Things to Care About

GWOB’s IndieGoGo

Geeks Without Bounds, the thing I’ve given my life to over the past 3 years, has launched a fundraiser to hire a fundraiser. It’s all in the video, but it basically boils down to this: the internet was supposed to be the great equalizer, but it isn’t. People with technical skillsets need a way to help other people. We bridge that gap. Go help us grow. There are only a couple days left to contribute in this way.

Moonlet

All over the place, the internet is showing itself as what it is – not only owned by private interests, but also tracked. We’re building a prototype template of group-held servers for people who don’t know how to run their own servers. Email, Calendar to start, all sorts of other goodies as it builds. Join in the first round to help us build the future we were supposed to have, and to keep your data.. yours.

Moonlet will be a small scale personal cloud services collective. Our goal is to pool together about 20-40 peoples’ resources to pay for the hosting and sysadmin time necessary to replace most or all of the cloud services we use with ones we can trust.

Our goals are:

  • To offer cloud-replacement services at a reasonable price to members
  • Security and privacy are primary priorities
  • Ensure a useable and well-integrated solution that replicates the hassle-free convenience of the better existing cloud services
  • Document the process clearly so other people can replicate the experience

NASA’s Asteroid Grand Challenge

Some mornings, I wake up and watch the NASA/Sagan YouTube series. It gives me hope and peace to remember what humanity is capable of. All the shit we do to each other, rather than focusing our efforts of banding together to overcome the natural obstacles around us, is trumped when Us/Them mentality replaces the “Them” of other people with the “Them” of the unknown. NASA represents that. They’re also a manifestation of a gov org trying to do it right – massively pooled resources to conduct collaborative exploration turned atrociously bureaucratic. They’ve started releasing datasets, opening up their processes, engaging the public, etc. And now they have a grand challenge around finding asteroids. I’ll probably post more on this one later, but check it out now.

the victim

the smiling victimWe discover the victim in a mediocre Thai food joint.

Could the removed picture be of our victim?

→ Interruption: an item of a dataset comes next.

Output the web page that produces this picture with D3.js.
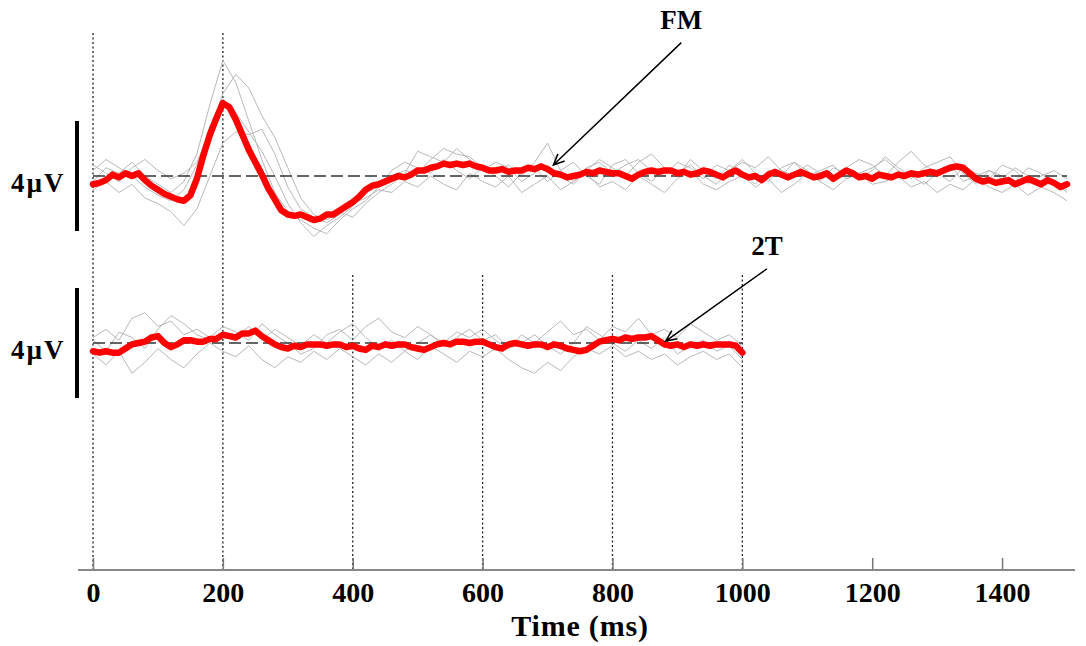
<!DOCTYPE html>
<html>
<head>
<meta charset="utf-8">
<script src="https://cdn.jsdelivr.net/npm/d3@7"></script>
<style>
  body { margin: 0; background: #fff; }
  text { font-family: "Liberation Serif", "Times New Roman", serif; font-weight: bold; }
</style>
</head>
<body>
<svg width="1086" height="646"></svg>
<script>
// time axis
var tickValues = [0, 200, 400, 600, 800, 1000, 1200, 1400];
var longGuides = [0, 200];
var shortGuides = [400, 600, 800, 1000];

// FM condition, 0..1500 ms, values in uV
var fmEnd = 1500;
var fmMean = [
  -0.3,-0.25,-0.15,0.05,-0.05,0.1,0,0.1,-0.15,-0.35,
  -0.5,-0.65,-0.75,-0.85,-0.9,-0.7,-0.1,0.75,1.5,2.1,
  2.65,2.5,2.05,1.5,0.95,0.5,0.05,-0.45,-0.85,-1.25,
  -1.4,-1.45,-1.4,-1.5,-1.6,-1.55,-1.4,-1.4,-1.25,-1.1,
  -0.95,-0.75,-0.5,-0.35,-0.3,-0.2,-0.1,0,-0.05,0.05,
  0.2,0.2,0.3,0.35,0.45,0.4,0.45,0.4,0.45,0.35,
  0.3,0.2,0.2,0.25,0.15,0.2,0.2,0.3,0.25,0.35,
  0.25,0.1,0.05,-0.05,0,0.05,0.15,0.1,0.2,0.15,
  0.1,0.1,0,-0.1,0.05,0.15,0.2,0.15,0.2,0.2,
  0.1,0.15,0.05,0.1,0.2,0.15,0.05,-0.05,0.1,0.2,
  0.05,-0.05,0,-0.15,0.05,0.15,0.05,-0.05,0.05,0.15,
  0.05,-0.05,0,0.1,-0.1,0.05,0.2,0.1,-0.05,0,
  -0.1,0.05,0,-0.05,0.05,0,0.1,0.05,0.1,0.15,
  0.1,0.2,0.3,0.35,0.3,0.1,-0.1,-0.2,-0.15,-0.25,
  -0.2,-0.15,-0.3,-0.2,-0.1,-0.2,-0.3,-0.15,-0.25,-0.4,
  -0.3
];
var fmSingle1 = [-0.2,0.3,0.1,0.5,0.0,-0.3,-0.6,-0.2,0.8,2.6,4.2,3.4,2.0,0.6,-0.6,-1.3,-1.6,-1.9,-2.1,-1.6,-1.2,-0.9,-0.4,0.0,0.2,0.1,0.6,1.0,0.8,0.7,0.3,0.2,0.4,0.0,0.5,1.2,0.2,-0.2,0.3,0.5,0.1,0.4,0.6,0.2,0.0,0.5,0.3,-0.1,0.4,0.2,0.6,0.1,-0.2,0.3,0.5,0.0,0.2,0.4,-0.1,0.1,0.3,0.6,0.2,-0.1,0.3,0.5,0.7,0.1,-0.3,0.2,0.0,-0.2,0.3,0.1,-0.3,-0.5];
var fmSingle2 = [0.4,0.1,-0.2,0.3,0.6,0.2,-0.1,0.1,0.5,1.6,3.0,3.7,3.2,2.2,1.4,0.3,-0.8,-1.4,-1.6,-1.3,-1.5,-1.0,-0.6,-0.3,0.1,0.9,0.7,0.5,1.0,0.6,0.2,0.5,0.3,-0.2,0.1,0.4,0.0,-0.3,0.2,0.6,0.3,0.0,0.5,0.8,0.3,0.1,0.4,0.0,-0.3,0.2,0.5,0.3,0.7,0.2,0.0,0.4,0.1,-0.2,0.3,0.6,0.4,0.0,0.5,0.9,0.4,0.1,-0.2,0.3,0.1,-0.1,0.4,0.2,-0.3,0.0,0.2,-0.1];
var fmSingle3 = [-0.5,-0.2,-0.6,-0.3,-0.8,-1.0,-1.3,-1.8,-1.2,0.0,1.2,1.6,1.5,1.7,0.8,-0.4,-1.2,-1.5,-1.7,-1.4,-1.0,-0.8,-0.5,-0.6,-0.2,-0.4,0.0,-0.3,-0.5,0.1,-0.2,-0.4,0.0,-0.6,-0.3,0.0,-0.5,-0.2,0.1,-0.4,-0.2,-0.5,0.0,-0.3,-0.6,-0.1,0.2,-0.3,-0.5,-0.2,0.0,-0.4,-0.1,-0.6,-0.3,0.1,-0.2,-0.5,-0.1,0.1,-0.3,-0.2,0.0,-0.4,-0.2,-0.6,-0.3,-0.5,-0.1,-0.4,-0.6,-0.3,-0.7,-0.4,-0.6,-0.9];
var fmSingle4 = [0.2,0.6,0.3,0.0,-0.4,-0.7,-0.9,-0.5,0.4,1.8,2.8,2.3,1.6,0.9,0.0,-1.0,-1.7,-2.2,-1.8,-1.5,-1.1,-0.6,-0.4,0.2,0.5,0.3,0.1,0.6,0.2,-0.1,0.3,0.0,-0.4,0.1,0.3,-0.2,0.2,0.5,0.0,-0.3,0.4,0.6,0.1,-0.2,0.3,0.0,0.6,0.2,-0.1,0.4,0.1,-0.3,0.2,0.0,0.5,0.2,-0.2,0.3,0.1,-0.1,0.2,0.7,0.3,0.0,-0.3,0.1,0.4,-0.2,0.0,0.2,-0.1,0.3,0.0,-0.4,-0.2,-0.6];

// 2T condition, 0..1000 ms
var ttEnd = 1000;
var ttMean = [
  -0.3,-0.35,-0.3,-0.35,-0.35,-0.2,-0.05,0,0.05,0.2,
  0.25,0,-0.15,-0.05,0.1,0.1,0.05,0.05,0.15,0.15,
  0.3,0.25,0.2,0.35,0.35,0.45,0.25,0.1,-0.05,-0.15,
  -0.2,-0.1,-0.15,-0.05,-0.05,-0.05,-0.1,-0.05,-0.05,-0.15,
  -0.1,-0.2,-0.25,-0.1,-0.15,-0.05,-0.1,-0.05,-0.05,-0.15,
  -0.2,-0.25,-0.15,-0.05,0,-0.05,0.05,0.05,0,0.05,
  0.05,-0.05,-0.15,-0.2,-0.05,0,-0.05,-0.1,-0.05,-0.05,
  -0.15,-0.05,-0.1,-0.2,-0.25,-0.3,-0.25,-0.1,0.05,0.1,
  0.15,0.1,0.2,0.15,0.2,0.2,0.25,0.1,-0.05,-0.1,
  -0.05,-0.15,-0.05,-0.1,-0.05,-0.1,-0.05,-0.05,-0.05,-0.1,
  -0.35
];
var ttSingle1 = [0.2,0.5,0.1,0.9,1.1,0.6,0.8,0.3,0.5,0.2,0.6,0.4,0.1,0.7,0.3,0.0,-0.4,-0.2,0.3,0.5,0.1,0.6,0.9,0.4,0.2,0.6,0.3,0.0,0.4,0.2,0.5,0.1,-0.2,0.3,0.0,0.4,0.8,0.3,0.5,0.1,0.6,0.4,0.9,0.3,0.5,0.2,0.7,0.4,0.1,0.3,-0.1];
var ttSingle2 = [-0.4,-0.8,-0.3,-1.1,-0.7,-0.2,-0.6,-0.9,-0.4,0.0,-0.3,-0.5,-0.1,-0.6,-0.9,-0.5,-0.7,-0.3,-0.6,-0.2,-0.5,-0.8,-0.4,-0.7,-0.3,-0.6,-0.1,-0.4,-0.7,-0.3,-0.5,-0.2,-0.6,-0.9,-1.1,-0.7,-1.0,-0.5,-0.2,-0.4,-0.1,-0.5,-0.3,-0.6,-0.4,-0.8,-0.5,-0.3,-0.6,-0.4,-0.9];
var ttSingle3 = [0.1,-0.3,0.4,0.2,-0.2,0.5,1.0,0.7,0.3,0.1,0.4,0.2,0.6,0.1,0.5,0.2,-0.1,0.3,0.0,0.4,0.7,0.2,-0.2,0.1,-0.3,0.0,0.3,-0.1,0.2,0.5,0.1,0.3,-0.2,0.0,0.3,-0.1,-0.4,0.0,0.6,0.3,0.0,-0.3,0.1,-0.2,0.2,-0.4,-0.1,0.1,-0.3,-0.1,-0.6];

var scaleBarUV = 4;

var svg = d3.select("svg"),
    width = +svg.attr("width"),
    height = +svg.attr("height");

var x = d3.scaleLinear().domain([0, 1500]).range([93, 1067]);
var axisY = 570;

// one panel per condition, scale bar spans -2..+2 uV
var panels = [
  { name: "FM", end: fmEnd, mean: fmMean, singles: [fmSingle1, fmSingle2, fmSingle3, fmSingle4],
    y: d3.scaleLinear().domain([-2, 2]).range([231, 121]),
    note: { tip: [709, 0.4], tail: [906, 4.85] } },
  { name: "2T", end: ttEnd, mean: ttMean, singles: [ttSingle1, ttSingle2, ttSingle3],
    y: d3.scaleLinear().domain([-2, 2]).range([398, 288]),
    note: { tip: [882, 0.07], tail: [1038, 2.7] } }
];

function toPoints(vals, end) {
  var n = vals.length - 1;
  return vals.map(function (v, i) { return [i * end / n, v]; });
}

// dotted time guides
var guides = svg.append("g")
    .attr("stroke", "#222")
    .attr("stroke-width", 1.3)
    .attr("stroke-dasharray", "2,2.5");

guides.selectAll("line.long")
    .data(longGuides)
  .enter().append("line")
    .attr("x1", function (d) { return x(d); })
    .attr("x2", function (d) { return x(d); })
    .attr("y1", 33)
    .attr("y2", axisY);

guides.selectAll("line.short")
    .data(shortGuides)
  .enter().append("line")
    .attr("x1", function (d) { return x(d); })
    .attr("x2", function (d) { return x(d); })
    .attr("y1", 275)
    .attr("y2", axisY);

panels.forEach(function (p) {
  var line = d3.line()
      .x(function (d) { return x(d[0]); })
      .y(function (d) { return p.y(d[1]); });

  var g = svg.append("g");

  g.selectAll("path.single")
      .data(p.singles)
    .enter().append("path")
      .attr("fill", "none")
      .attr("stroke", "#b8b8b8")
      .attr("stroke-width", 1)
      .attr("d", function (d) { return line(toPoints(d, p.end)); });

  // zero baseline
  g.append("line")
      .attr("x1", x(0))
      .attr("x2", x(p.end))
      .attr("y1", p.y(0))
      .attr("y2", p.y(0))
      .attr("stroke", "#333")
      .attr("stroke-width", 1.4)
      .attr("stroke-dasharray", "12,5");

  g.append("path")
      .attr("fill", "none")
      .attr("stroke", "#ff0000")
      .attr("stroke-width", 6.5)
      .attr("stroke-linejoin", "round")
      .attr("stroke-linecap", "round")
      .attr("d", line(toPoints(p.mean, p.end)));

  // scale bar + label
  g.append("line")
      .attr("x1", 77).attr("x2", 77)
      .attr("y1", p.y(-scaleBarUV / 2))
      .attr("y2", p.y(scaleBarUV / 2))
      .attr("stroke", "#000")
      .attr("stroke-width", 4);

  g.append("text")
      .attr("x", 11)
      .attr("y", p.y(0) + 16)
      .attr("font-size", 27)
      .attr("letter-spacing", 2)
      .text(scaleBarUV + "\u00b5V");

  // arrow annotation
  var x0 = x(p.note.tail[0]), y0 = p.y(p.note.tail[1]),
      x1 = x(p.note.tip[0]), y1 = p.y(p.note.tip[1]);
  var ang = Math.atan2(y1 - y0, x1 - x0), head = 12, spread = 0.42;
  g.append("path")
      .attr("fill", "none")
      .attr("stroke", "#000")
      .attr("stroke-width", 1.5)
      .attr("d", "M" + x0 + "," + y0 + "L" + x1 + "," + y1 +
        "M" + (x1 - head * Math.cos(ang - spread)) + "," + (y1 - head * Math.sin(ang - spread)) +
        "L" + x1 + "," + y1 +
        "L" + (x1 - head * Math.cos(ang + spread)) + "," + (y1 - head * Math.sin(ang + spread)));

  g.append("text")
      .attr("x", x0)
      .attr("y", y0 - 14)
      .attr("text-anchor", "middle")
      .attr("font-size", 27)
      .text(p.name);
});

// x axis
var axis = svg.append("g")
    .attr("transform", "translate(0," + axisY + ")")
    .call(d3.axisBottom(x).tickValues(tickValues).tickSize(-12).tickPadding(12).tickFormat(d3.format("d")));

axis.select(".domain").remove();
axis.selectAll(".tick line").attr("stroke", "#777").attr("stroke-width", 1.5);
axis.selectAll(".tick text")
    .attr("font-size", 28)
    .attr("fill", "#000")
    .style("font-family", "'Liberation Serif', 'Times New Roman', serif")
    .style("font-weight", "bold");

svg.append("line")
    .attr("x1", x(0) - 15)
    .attr("x2", x(1500) + 8)
    .attr("y1", axisY)
    .attr("y2", axisY)
    .attr("stroke", "#888")
    .attr("stroke-width", 2);

svg.append("text")
    .attr("x", 580)
    .attr("y", 636)
    .attr("text-anchor", "middle")
    .attr("font-size", 30)
    .attr("letter-spacing", 0.8)
    .text("Time (ms)");
</script>
</body>
</html>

Did “they” not want us to know who he was, to never know if his existence?

Is this a meta-murder, not only of the person, but also of all the stories which comprised his identity in society?

Cause of death: a plastic fork to the forehead. We assume from the angle of the strike that the killer is right-handed. We also assume the killer either had personal motives or really, really hated soy-centric thai food. The victim: still smiling. Was this someone he knew? Someone that he trusted? He was still warm when we found him.

The Mystery is Discovered

frontier psychiatry

I’ve been awake since stupid early. We’re about to start the drive to San Francisco, via Santa Monica. I hate mornings.

However, yesterday we found our first clue:
Someone has removed a picture from a wall of pictures at the Big Boy! This always means adventure is afoot!

“But what does that mean?!” Shannon asks.

Only time will tell…

SEA -> LAX

I’m 39,000 feet in the air, and I’m savoring a few moments of calm between the crazy of the past few weeks and the promise of more epicness for the next month the moment we touch down.

Two weeks ago, I presented on Transhumanism at Gnomedex. Two days ago, I got the confirmation for a one-way-ticket to Los Angeles. How did I get here?

The gent who presented after me at Gnomedex, one Mr Johnny Diggz, talked about something called Geeks Without Borders. Now we’re calling it GWOBorg, for legal reasons which I might expound upon later. It’s a network of geeks set up to assist those providing disaster relief or who are affected by adverse conditions. Because, as Diggz said, “doctors need to look up shit.” We ended up sitting next to each other at the very lovely conference lunch (thanks, Chris and crew!), we talked about the OpenGov Hack-A-Thon his company Tropo was hosting. I informed him that the amount he had paid to use the nearby hotel was preposterous, and that having such events in hacker and maker spaces was a better idea on many counts. As the conversation evolved, we also decided that nodes for GWOB should be hosted out of hacker and maker spaces. I told him I would put him in touch with a slew of awesome people who might help him and his out. He asked if I couldn’t just do it – I knew the people, I knew the reasoning, I have the passion. We agreed upon some terms and I said yes.

My home is not the usual mess it’s left in for my hurried exit to the airport. The cat was mashed, the dishes (mostly) done, the carpet vacuumed. James Carlson helped me in massive ways with the presentation Diggz and I will give at each space. I’ll post it here once it’s done and the voice-over has been added. Levi wrapped his arms around me as we raced down the highway, droplets of water etching designs on my faceshield.

And so now I’m 39k feet in the air, on my way to LA for the first stop of our tour. I wonder how I would explain this to my younger self – what I’m going to do, or that I would ever accept a one-way-ticket from a person I met only 2 weeks ago, when my only liquid assets are the $10 bill in my pocket and blind determination.

Put up or shut up, it’s time to make a dent in the world.